- Directed by: Ousala Aleem
- Produced by: Ousala Aleem Ali Aleem
- Cinematography: Ousala Aleem
- Edited by: Ousala Aleem
- Distributed by: MVD Entertainment Group
- Release date: April 22, 2008;
- Running time: 77 minutes
- Country: United States
- Language: English

= Criminals Gone Wild =

Criminals Gone Wild is a documentary film directed and produced by Ousala Aleem through his Brooklyn-based media studio FD Entertainment.

== Content ==
The film chronicles the lives of several alleged criminals on rampages of crime sprees of robberies, assaults, carjacks and murders.
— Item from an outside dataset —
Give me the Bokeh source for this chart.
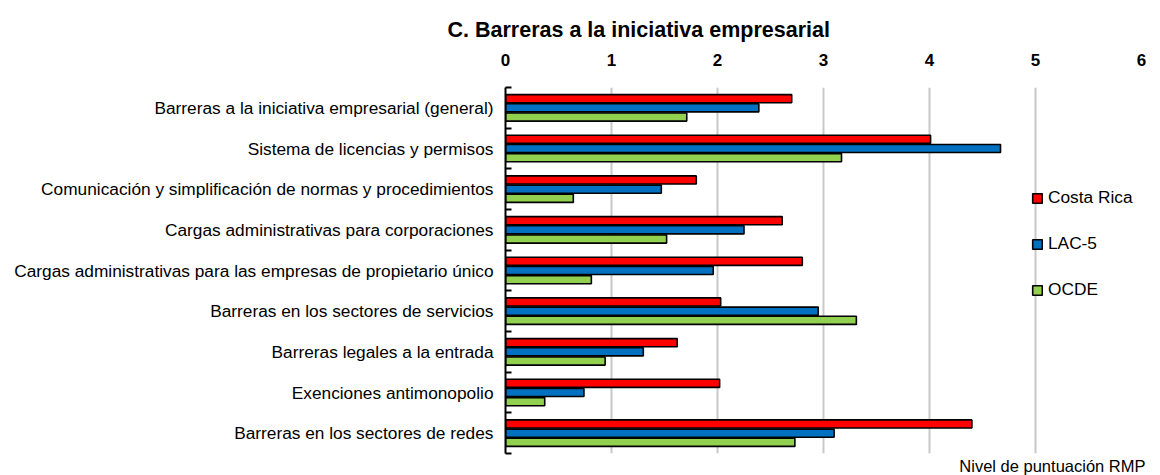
from bokeh.plotting import figure
from bokeh.models import ColumnDataSource, FixedTicker, Range1d, Legend, LegendItem, Title
from bokeh.embed import file_html
from bokeh.resources import INLINE

categories = [
    "Barreras a la iniciativa empresarial (general)",
    "Sistema de licencias y permisos",
    "Comunicación y simplificación de normas y procedimientos",
    "Cargas administrativas para corporaciones",
    "Cargas administrativas para las empresas de propietario único",
    "Barreras en los sectores de servicios",
    "Barreras legales a la entrada",
    "Exenciones antimonopolio",
    "Barreras en los sectores de redes",
]
costa_rica = [2.70, 4.01, 1.80, 2.61, 2.80, 2.03, 1.62, 2.02, 4.40]
lac5 = [2.39, 4.67, 1.47, 2.25, 1.96, 2.95, 1.30, 0.74, 3.10]
ocde = [1.71, 3.17, 0.64, 1.52, 0.81, 3.31, 0.94, 0.37, 2.73]
series_names = ["Costa Rica", "LAC-5", "OCDE"]
series_colors = ["#FF0000", "#0070C0", "#92D050"]
x_ticks = [0, 1, 2, 3, 4, 5, 6]
title_text = "C. Barreras a la iniciativa empresarial"
x_label = "Nivel de puntuación RMP"

FONT = "Liberation Sans"
n = len(categories)
centers = [n - 0.5 - i for i in range(n)]
bounds = [float(i) for i in range(n + 1)]
pitch = 0.226

src = ColumnDataSource(dict(
    cat=categories,
    y_cr=[c + pitch for c in centers],
    y_lac=centers,
    y_oc=[c - pitch for c in centers],
    cr=costa_rica, lac=lac5, oc=ocde,
))

p = figure(width=1160, height=475, x_range=Range1d(0, 6), y_range=Range1d(0, n),
           x_axis_location="above", output_backend="svg", toolbar_location=None,
           min_border_left=505, min_border_right=19, min_border_top=87, min_border_bottom=22)
p.outline_line_color = None
p.background_fill_color = "white"

renderers = []
for ycol, xcol, col in [("y_cr", "cr", series_colors[0]), ("y_lac", "lac", series_colors[1]), ("y_oc", "oc", series_colors[2])]:
    r = p.hbar(y=ycol, left=0, right=xcol, height=0.2, source=src,
               fill_color=col, line_color="black", line_width=1.6)
    renderers.append(r)

# x axis (top)
xa = p.xaxis[0]
xa.ticker = FixedTicker(ticks=x_ticks)
xa.axis_line_color = None
xa.major_tick_line_color = None
xa.minor_tick_line_color = None
xa.major_label_text_font = FONT
xa.major_label_text_font_size = "17px"
xa.major_label_text_font_style = "bold"
xa.major_label_text_color = "black"
xa.major_label_standoff = 16

p.xgrid.ticker = FixedTicker(ticks=x_ticks[1:])
p.xgrid.grid_line_color = "#C8C8C8"
p.xgrid.grid_line_width = 2
p.ygrid.grid_line_color = None

ya = p.yaxis[0]
ya.ticker = FixedTicker(ticks=centers, minor_ticks=bounds)
ya.major_label_overrides = {c: name for c, name in zip(centers, categories)}
ya.major_tick_line_color = None
ya.major_tick_in = 0
ya.major_tick_out = 0
ya.minor_tick_in = 6
ya.minor_tick_out = 0
ya.minor_tick_line_width = 2
ya.minor_tick_line_color = "black"
ya.axis_line_width = 2
ya.axis_line_color = "black"
ya.major_label_text_font = FONT
ya.major_label_text_font_size = "17.3px"
ya.major_label_text_color = "black"
ya.major_label_standoff = 12

legend = Legend(items=[LegendItem(label=nm, renderers=[r]) for nm, r in zip(series_names, renderers)],
                location=(526, 153), orientation="vertical")
legend.label_text_font = FONT
legend.label_text_font_size = "17.3px"
legend.label_text_color = "black"
legend.glyph_width = 12
legend.glyph_height = 12
legend.label_height = 20
legend.spacing = 25
legend.padding = 0
legend.margin = 0
legend.label_standoff = 5
legend.border_line_color = None
legend.background_fill_alpha = 0
p.add_layout(legend)

t = Title(text=title_text, align="left", offset=-58, text_font=FONT, text_font_size="21.5px",
          text_font_style="bold", text_color="black", standoff=18)
p.add_layout(t, "above")

xl = Title(text=x_label, align="right", offset=-4, text_font=FONT, text_font_size="16.5px",
           text_font_style="normal", text_color="black", standoff=2)
p.add_layout(xl, "below")

open("out.html", "w").write(file_html(p, INLINE))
The film caused much controversy in the news media over the authenticity of the crimes filmed.

== Production ==
The film was originally released and distributed by Aleem in November 2007. The film was later distributed nationally through MVD.

==Distribution==
All standard copies of Criminals Gone Wild originally sold for $24.99. A deluxe edition was sold for $80 named the "crime pack combo" which included a copy of Grand Theft Auto IV for whatever console the buyer chooses.

Amazon stopped selling the DVD and YouTube took down the film's trailer.

==Sequel==
A sequel called Criminals Gone Wild 2: Menace to Humanity was filmed and planned to be released in 2009 but was cancelled due to piracy and legal concerns. The film was re-cut and released in September 2018.